Era importante, también, mantener un estilo en la composición, pero ¿cómo se logra que el color, la utilería, y las demás piezas se vuelvan parte de la historia y empiecen a comunicar sensaciones? A veces la inspiración viene del exilio. Gamarra, quien ha vivido muchos años en Italia, reconoce que la lejanía le ha servido para notar los colores de la ciudad, de la gente. “En la obra hay mucho metal, muchos grises, quise evocar la playa y el cielo limeño. Aquí lo único que tiene color es la gente, ese fue el punto de partida para el contraste.”
Efectivamente, lo primero que vemos sobre las tablas es un decorado grisáceo. Gris como Lima. Gris como el plástico. Pero en ese ambiente monocromático surge un distintivo: niños usando ropas de todos los tonos y diseños, creando un desfile de colores que contrasta con el fondo. Sucede arriba en la playa y abajo en Mediterras, donde los seres corales, incluso al borde de la muerte, irradian luz y pigmento.
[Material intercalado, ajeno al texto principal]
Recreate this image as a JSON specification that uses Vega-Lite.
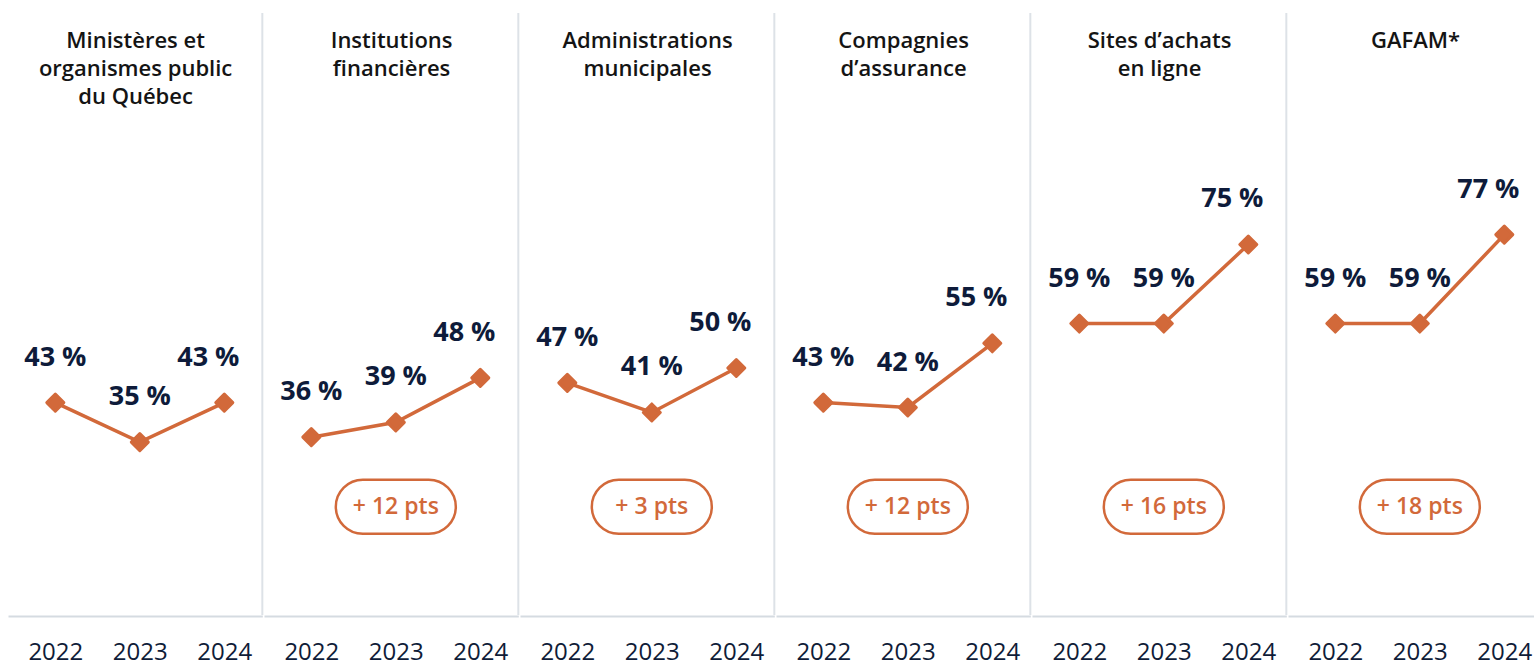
{
  "$schema": "https://vega.github.io/schema/vega-lite/v6.json",
  "padding": {"left": 8, "top": 12, "right": 0, "bottom": 5},
  "background": "white",
  "data": {
    "values": [
      {"categorie": "Ministères et\norganismes public\ndu Québec", "annee": 2022, "valeur": 43, "etiquette": "43 %", "variation": null},
      {"categorie": "Ministères et\norganismes public\ndu Québec", "annee": 2023, "valeur": 35, "etiquette": "35 %", "variation": null},
      {"categorie": "Ministères et\norganismes public\ndu Québec", "annee": 2024, "valeur": 43, "etiquette": "43 %", "variation": null},
      {"categorie": "Institutions\nfinancières", "annee": 2022, "valeur": 36, "etiquette": "36 %", "variation": "+ 12 pts"},
      {"categorie": "Institutions\nfinancières", "annee": 2023, "valeur": 39, "etiquette": "39 %", "variation": "+ 12 pts"},
      {"categorie": "Institutions\nfinancières", "annee": 2024, "valeur": 48, "etiquette": "48 %", "variation": "+ 12 pts"},
      {"categorie": "Administrations\nmunicipales", "annee": 2022, "valeur": 47, "etiquette": "47 %", "variation": "+ 3 pts"},
      {"categorie": "Administrations\nmunicipales", "annee": 2023, "valeur": 41, "etiquette": "41 %", "variation": "+ 3 pts"},
      {"categorie": "Administrations\nmunicipales", "annee": 2024, "valeur": 50, "etiquette": "50 %", "variation": "+ 3 pts"},
      {"categorie": "Compagnies\nd’assurance", "annee": 2022, "valeur": 43, "etiquette": "43 %", "variation": "+ 12 pts"},
      {"categorie": "Compagnies\nd’assurance", "annee": 2023, "valeur": 42, "etiquette": "42 %", "variation": "+ 12 pts"},
      {"categorie": "Compagnies\nd’assurance", "annee": 2024, "valeur": 55, "etiquette": "55 %", "variation": "+ 12 pts"},
      {"categorie": "Sites d’achats\nen ligne", "annee": 2022, "valeur": 59, "etiquette": "59 %", "variation": "+ 16 pts"},
      {"categorie": "Sites d’achats\nen ligne", "annee": 2023, "valeur": 59, "etiquette": "59 %", "variation": "+ 16 pts"},
      {"categorie": "Sites d’achats\nen ligne", "annee": 2024, "valeur": 75, "etiquette": "75 %", "variation": "+ 16 pts"},
      {"categorie": "GAFAM*", "annee": 2022, "valeur": 59, "etiquette": "59 %", "variation": "+ 18 pts"},
      {"categorie": "GAFAM*", "annee": 2023, "valeur": 59, "etiquette": "59 %", "variation": "+ 18 pts"},
      {"categorie": "GAFAM*", "annee": 2024, "valeur": 77, "etiquette": "77 %", "variation": "+ 18 pts"}
    ]
  },
  "facet": {
    "column": {
      "field": "categorie",
      "type": "nominal",
      "title": null,
      "sort": ["Ministères et\norganismes public\ndu Québec", "Institutions\nfinancières", "Administrations\nmunicipales", "Compagnies\nd’assurance", "Sites d’achats\nen ligne", "GAFAM*"],
      "header": {"labels": false}
    }
  },
  "spacing": 0,
  "spec": {
    "width": 254.33,
    "height": 602,
    "layer": [
      {
        "transform": [{"filter": "datum.annee === 2024 && datum.categorie !== 'GAFAM*'"}],
        "mark": {"type": "rule", "color": "#dde2e7", "strokeWidth": 2},
        "encoding": {
          "x": {"datum": 2024.45, "type": "quantitative", "title": null, "scale": {"domain": [2021.44, 2024.45], "nice": false, "zero": false}, "axis": {"values": [2022, 2023, 2024], "format": "d", "ticks": false, "grid": false, "labelFontSize": 24, "labelFont": "Open Sans", "labelColor": "#0f1c38", "labelPadding": 24, "domainColor": "#d5dbe1", "domainWidth": 2, "title": null, "labelFlush": false}},
          "y": {"datum": 0, "type": "quantitative", "title": null, "scale": {"domain": [0, 121.86], "nice": false, "zero": false}, "axis": null},
          "y2": {"datum": 121.86}
        }
      },
      {
        "mark": {"type": "line", "color": "#d2693a", "strokeWidth": 3.5},
        "encoding": {
          "x": {"field": "annee", "type": "quantitative", "title": null, "scale": {"domain": [2021.44, 2024.45], "nice": false, "zero": false}, "axis": {"values": [2022, 2023, 2024], "format": "d", "ticks": false, "grid": false, "labelFontSize": 24, "labelFont": "Open Sans", "labelColor": "#0f1c38", "labelPadding": 24, "domainColor": "#d5dbe1", "domainWidth": 2, "title": null, "labelFlush": false}},
          "y": {"field": "valeur", "type": "quantitative", "title": null, "scale": {"domain": [0, 121.86], "nice": false, "zero": false}, "axis": null}
        }
      },
      {
        "mark": {"type": "point", "shape": "diamond", "filled": true, "size": 290, "color": "#d2693a", "stroke": "#d2693a", "strokeWidth": 3, "strokeJoin": "round", "opacity": 1},
        "encoding": {
          "x": {"field": "annee", "type": "quantitative", "title": null, "scale": {"domain": [2021.44, 2024.45], "nice": false, "zero": false}, "axis": {"values": [2022, 2023, 2024], "format": "d", "ticks": false, "grid": false, "labelFontSize": 24, "labelFont": "Open Sans", "labelColor": "#0f1c38", "labelPadding": 24, "domainColor": "#d5dbe1", "domainWidth": 2, "title": null, "labelFlush": false}},
          "y": {"field": "valeur", "type": "quantitative", "title": null, "scale": {"domain": [0, 121.86], "nice": false, "zero": false}, "axis": null}
        }
      },
      {
        "transform": [{"filter": "datum.annee !== 2024"}],
        "mark": {"type": "text", "font": "Open Sans", "fontSize": 27, "fontWeight": "bold", "color": "#0e1b3a", "dy": -45, "baseline": "middle", "align": "center"},
        "encoding": {
          "x": {"field": "annee", "type": "quantitative", "title": null, "scale": {"domain": [2021.44, 2024.45], "nice": false, "zero": false}, "axis": {"values": [2022, 2023, 2024], "format": "d", "ticks": false, "grid": false, "labelFontSize": 24, "labelFont": "Open Sans", "labelColor": "#0f1c38", "labelPadding": 24, "domainColor": "#d5dbe1", "domainWidth": 2, "title": null, "labelFlush": false}},
          "y": {"field": "valeur", "type": "quantitative", "title": null, "scale": {"domain": [0, 121.86], "nice": false, "zero": false}, "axis": null},
          "text": {"field": "etiquette", "type": "nominal"}
        }
      },
      {
        "transform": [{"filter": "datum.annee === 2024"}],
        "mark": {"type": "text", "font": "Open Sans", "fontSize": 27, "fontWeight": "bold", "color": "#0e1b3a", "dy": -45, "dx": -16, "baseline": "middle", "align": "center"},
        "encoding": {
          "x": {"field": "annee", "type": "quantitative", "title": null, "scale": {"domain": [2021.44, 2024.45], "nice": false, "zero": false}, "axis": {"values": [2022, 2023, 2024], "format": "d", "ticks": false, "grid": false, "labelFontSize": 24, "labelFont": "Open Sans", "labelColor": "#0f1c38", "labelPadding": 24, "domainColor": "#d5dbe1", "domainWidth": 2, "title": null, "labelFlush": false}},
          "y": {"field": "valeur", "type": "quantitative", "title": null, "scale": {"domain": [0, 121.86], "nice": false, "zero": false}, "axis": null},
          "text": {"field": "etiquette", "type": "nominal"}
        }
      },
      {
        "transform": [{"filter": "datum.annee === 2023 && datum.variation != null"}],
        "mark": {"type": "point", "shape": "M-0.55,-0.45L0.55,-0.45C0.7985,-0.45,1,-0.2485,1,0C1,0.2485,0.7985,0.45,0.55,0.45L-0.55,0.45C-0.7985,0.45,-1,0.2485,-1,0C-1,-0.2485,-0.7985,-0.45,-0.55,-0.45Z", "size": 14400, "filled": true, "fill": "white", "stroke": "#d2693a", "strokeWidth": 2.5, "opacity": 1},
        "encoding": {
          "x": {"datum": 2023, "type": "quantitative", "title": null, "scale": {"domain": [2021.44, 2024.45], "nice": false, "zero": false}, "axis": {"values": [2022, 2023, 2024], "format": "d", "ticks": false, "grid": false, "labelFontSize": 24, "labelFont": "Open Sans", "labelColor": "#0f1c38", "labelPadding": 24, "domainColor": "#d5dbe1", "domainWidth": 2, "title": null, "labelFlush": false}},
          "y": {"datum": 21.9, "type": "quantitative", "title": null, "scale": {"domain": [0, 121.86], "nice": false, "zero": false}, "axis": null}
        }
      },
      {
        "transform": [{"filter": "datum.annee === 2023 && datum.variation != null"}],
        "mark": {"type": "text", "font": "Open Sans", "fontSize": 23, "fontWeight": 600, "color": "#d2693a", "baseline": "middle", "align": "center"},
        "encoding": {
          "x": {"datum": 2023, "type": "quantitative", "title": null, "scale": {"domain": [2021.44, 2024.45], "nice": false, "zero": false}, "axis": {"values": [2022, 2023, 2024], "format": "d", "ticks": false, "grid": false, "labelFontSize": 24, "labelFont": "Open Sans", "labelColor": "#0f1c38", "labelPadding": 24, "domainColor": "#d5dbe1", "domainWidth": 2, "title": null, "labelFlush": false}},
          "y": {"datum": 21.9, "type": "quantitative", "title": null, "scale": {"domain": [0, 121.86], "nice": false, "zero": false}, "axis": null},
          "text": {"field": "variation", "type": "nominal"}
        }
      },
      {
        "transform": [{"filter": "datum.annee === 2022"}],
        "mark": {"type": "text", "font": "Open Sans", "fontSize": 22, "fontWeight": 600, "color": "#141414", "baseline": "top", "align": "center", "lineBreak": "\n", "lineHeight": 28},
        "encoding": {
          "x": {"datum": 2022.95, "type": "quantitative", "title": null, "scale": {"domain": [2021.44, 2024.45], "nice": false, "zero": false}, "axis": {"values": [2022, 2023, 2024], "format": "d", "ticks": false, "grid": false, "labelFontSize": 24, "labelFont": "Open Sans", "labelColor": "#0f1c38", "labelPadding": 24, "domainColor": "#d5dbe1", "domainWidth": 2, "title": null, "labelFlush": false}},
          "y": {"datum": 118.3, "type": "quantitative", "title": null, "scale": {"domain": [0, 121.86], "nice": false, "zero": false}, "axis": null},
          "text": {"field": "categorie", "type": "nominal"}
        }
      }
    ]
  },
  "config": {
    "view": {"stroke": null},
    "font": "Open Sans"
  }
}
Pero no solo la escenografía es la que sube y baja, también lo hace la música que acompaña. Cuando estás en la superficie son los dos niños, Hugo y Alejandra, quienes cantan exteriorizando sus emociones de angustia y frustración porque nadie se une a su causa, y los violines, trombones, flautas, todos los sonidos que provienen de la orquesta hacen vibrar el teatro hasta que el ritmo va descendiendo de a pocos, y cuando se llega a las profundidades se le une un coro de voces colmadas de suplicio que salen de las conchas: son los seres corales cada vez más débiles.
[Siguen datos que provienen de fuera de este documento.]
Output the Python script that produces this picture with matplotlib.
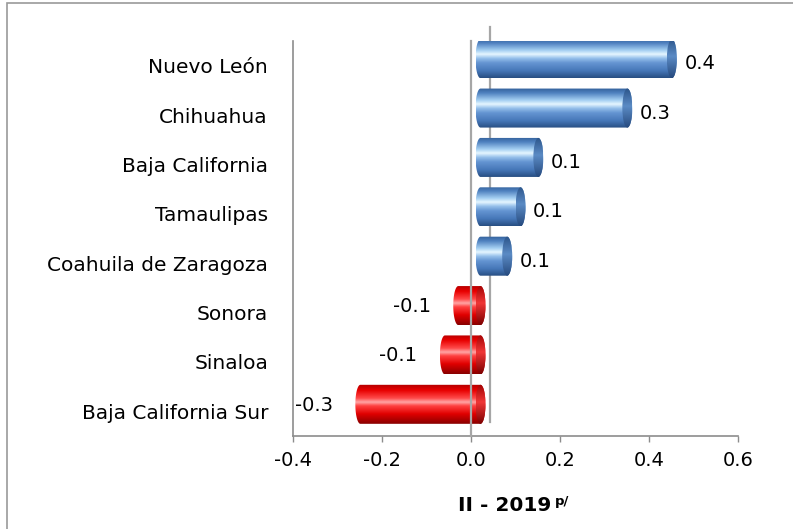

“La obra tiene un ritmo vertiginoso, tiene tensión, y Nilo ha sabido componer una música que transporta, te hace entender, te lleva del mar a la ciudad. Es tradicional a nivel armónico, minimalista en el desarrollo musical, y eso ha ayudado a que sea casi cinematográfica”, comenta Gamarra, emocionado. “Es música sofisticada, pero tiene también aspectos terrestres, populares, y es importante para que los niños y el público en general tenga referencias accesibles.”
DEBERES CONTEMPORÁNEOS
La destreza de “La ciudad bajo el mar” es haber conectado con el niño y el adulto. Situarse entre la tradición y la modernidad, la tecnología y el tacto entre seres humanos y, con ello, como afirma el director, haber logrado sorprender al espectador. Más importante aún, cumplir con la intrínseca tarea –aunque muchas veces desplazada– de generar consciencia a través del arte para apropiarnos de la responsabilidad de una causa social como lo es el cuidado del mundo que ocupamos.
“En la opera hay lejanía, así estés en primera fila, siete metros te separan del escenario. Esa cuarta pared sonora es la orquesta y esto crea una barrera adicional; saber que en esta ocasión el niño se ha conectado, ha respondido, que ha salido con ganas de querer hacer un cambio en el planeta, nos llena de alegría a todo el equipo”, comenta orgulloso.
Esta es la tercera ópera familiar que dirige y, según su experiencia, conectar con el niño nunca ha sido un problema. “Es un corazón virgen, sin ningún conflicto, los adultos por otro lado…”, suspira. Y tiene razón, aun cuando son los infantes quienes están todo el tiempo con la mirada en la pantalla, son también los primeros que al atisbo de un problema encuentran formas, más modernas y eficientes, precisamente con la tecnología de su lado, para darle solución.
Nosotros, adultos ya resignados, no tenemos mayor protagonismo en cuanto a rescatar el planeta se refiere, pero la última y gran labor que nos toca es dejar en ellos la intención de seguir intentando. “La ciudad bajo el mar”, es una ópera que te remueve los sentidos y la consciencia, haciéndote mirar a los pequeños con grandeza, con admiración e intriga: ¿cómo lograrán ellos prolongar la vida de este mundo desahuciado?